Three advanced early warning radars enter service in Russia
This brings the overall number of Voronezh radars on duty to seven
MOSCOW, December 20. /TASS/. Three Voronezh-type early warning radars entered combat duty in Russia, the commander of the Russian Aerospace Defense Forces, Col. Gen. Alexander Golovko, said in an interview published on Wednesday.
"For the first time in history of the Russian Federation’s armed forces, three advanced Voronezh-type radars of the early warning system <…> entered combat duty simultaneously, in respective areas," he said in an interview with the Krasnaya Zvezda newspaper.
The new radars were deployed in Siberia’s Krasnoyarsk and Altai regions and the Orenburg Region in southern Urals.
This brings the overall number of Voronezh radars on duty to seven.

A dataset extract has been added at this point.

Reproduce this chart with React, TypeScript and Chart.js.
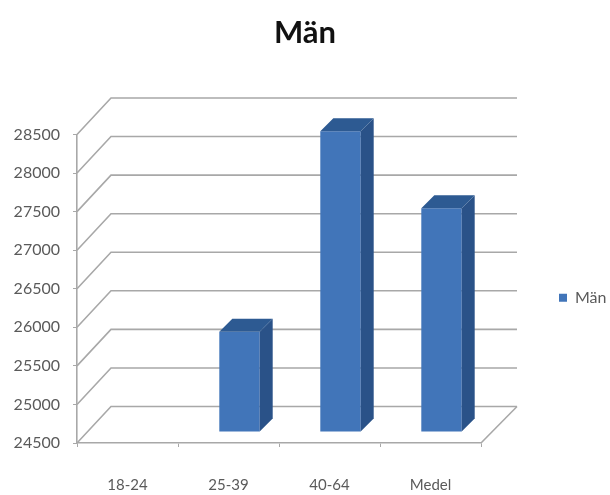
import React, { useEffect, useRef } from "react";
import { Chart, registerables } from "chart.js";

Chart.register(...registerables);

const categories = ["18-24", "25-39", "40-64", "Medel"];
const seriesName = "Män";
const seriesValues = [null, 25800, 28400, 27400];
const axisMin = 24500;
const axisMax = 28500;

const FONT = "Lato, 'Open Sans', sans-serif";
const TEXT = "#5a5a5a";
const GRID = "#a8a8a8";
const FRONT = "#4175b9";
const SIDE = "#2a5288";
const TOP = "#2d5a92";

// Depth of the back wall and of each column, in pixels.
const WALL_DX = 34;
const WALL_DY = 36.5;
const BAR_SHIFT = 11;
const BAR_DEPTH = 13;

const perspective = {
  id: "perspective",
  afterLayout(chart: any) {
    // Sit the legend slightly below the plot's middle.
    if (chart.legend) {
      chart.legend.top += 9;
      chart.legend.bottom += 9;
    }
  },
  beforeDatasetsDraw(chart: any) {
    const { ctx, chartArea, scales } = chart;
    const { left, right } = chartArea;
    ctx.save();
    ctx.strokeStyle = GRID;
    ctx.lineWidth = 1.6;
    scales.y.ticks.forEach((tick: any) => {
      const y = scales.y.getPixelForValue(tick.value);
      ctx.beginPath();
      ctx.moveTo(left, y);
      ctx.lineTo(left + WALL_DX, y - WALL_DY);
      ctx.lineTo(right + WALL_DX + 2, y - WALL_DY);
      ctx.stroke();
    });
    // Right edge of the floor.
    const floor = scales.y.bottom;
    ctx.beginPath();
    ctx.moveTo(right, floor);
    ctx.lineTo(right + WALL_DX + 2, floor - WALL_DY);
    ctx.stroke();
    ctx.restore();
  },
  beforeDatasetDraw(chart: any) {
    chart.ctx.save();
    chart.ctx.translate(BAR_SHIFT, -BAR_SHIFT);
  },
  afterDatasetDraw(chart: any, args: any) {
    const { ctx } = chart;
    args.meta.data.forEach((bar: any, i: number) => {
      if (chart.data.datasets[args.index].data[i] == null) return;
      const { x, y, base, width } = bar.getProps(["x", "y", "base", "width"], true);
      const l = x - width / 2;
      const r = x + width / 2;
      ctx.fillStyle = SIDE;
      ctx.beginPath();
      ctx.moveTo(r, y);
      ctx.lineTo(r + BAR_DEPTH, y - BAR_DEPTH);
      ctx.lineTo(r + BAR_DEPTH, base - BAR_DEPTH);
      ctx.lineTo(r, base);
      ctx.closePath();
      ctx.fill();
      ctx.fillStyle = TOP;
      ctx.beginPath();
      ctx.moveTo(l, y);
      ctx.lineTo(l + BAR_DEPTH, y - BAR_DEPTH);
      ctx.lineTo(r + BAR_DEPTH, y - BAR_DEPTH);
      ctx.lineTo(r, y);
      ctx.closePath();
      ctx.fill();
    });
    ctx.restore();
  },
};

export default function App() {
  const ref = useRef<HTMLCanvasElement>(null);

  useEffect(() => {
    const chart = new Chart(ref.current!, {
      type: "bar",
      data: {
        labels: categories,
        datasets: [
          {
            label: seriesName,
            data: seriesValues,
            base: axisMin,
            backgroundColor: FRONT,
            barPercentage: 0.4,
            categoryPercentage: 1,
            clip: false,
          } as any,
        ],
      },
      plugins: [perspective],
      options: {
        animation: false,
        responsive: false,
        layout: { padding: 0 },
        plugins: {
          tooltip: { enabled: false },
          title: {
            display: true,
            text: seriesName,
            color: "#111111",
            font: { family: FONT, size: 31, weight: "bold" },
            padding: { top: 14, bottom: 83.3 },
          },
          legend: {
            position: "right",
            fullSize: false,
            maxWidth: 129,
            labels: {
              boxWidth: 8,
              boxHeight: 8,
              padding: 78,
              color: TEXT,
              font: { family: FONT, size: 16 },
            },
          },
        },
        scales: {
          x: {
            afterFit(s: any) {
              s.height = 52;
            },
            border: { color: GRID, width: 1.6 },
            grid: { drawOnChartArea: false, drawTicks: true, tickLength: 4, color: GRID },
            ticks: { color: TEXT, font: { family: FONT, size: 15 }, padding: 29, maxRotation: 0 },
          },
          y: {
            min: axisMin,
            max: axisMax,
            afterFit(s: any) {
              s.width = 77;
            },
            border: { color: GRID, width: 1.6 },
            grid: { drawOnChartArea: false, drawTicks: true, tickLength: 4, color: GRID },
            ticks: {
              stepSize: 500,
              color: TEXT,
              font: { family: FONT, size: 16 },
              padding: 13,
              autoSkip: false,
              callback: (v: any) => String(v),
            },
          },
        },
      } as any,
    });
    return () => chart.destroy();
  }, []);

  return (
    <div style={{ position: "absolute", left: 0, top: 0, width: 610, height: 495, background: "#ffffff" }}>
      <canvas ref={ref} width={610} height={495} style={{ display: "block" }} />
    </div>
  );
}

Until recently, four new Voronezh radars were in operation: near Russia’s second largest city of St. Petersburg, in the Baltic exclave of Kaliningrad, East Siberia’s Irkutsk region and South Russia’s Krasnodar region.
The missile early warning system is designed to get and provide data on missile launches and missile trajectories to state and military governance posts to warn about a missile attack. The system also provides data on space objects for outer space control. Russia’s new-generation Voronezh radars make the basis of the country’s ground-based missile early warning system.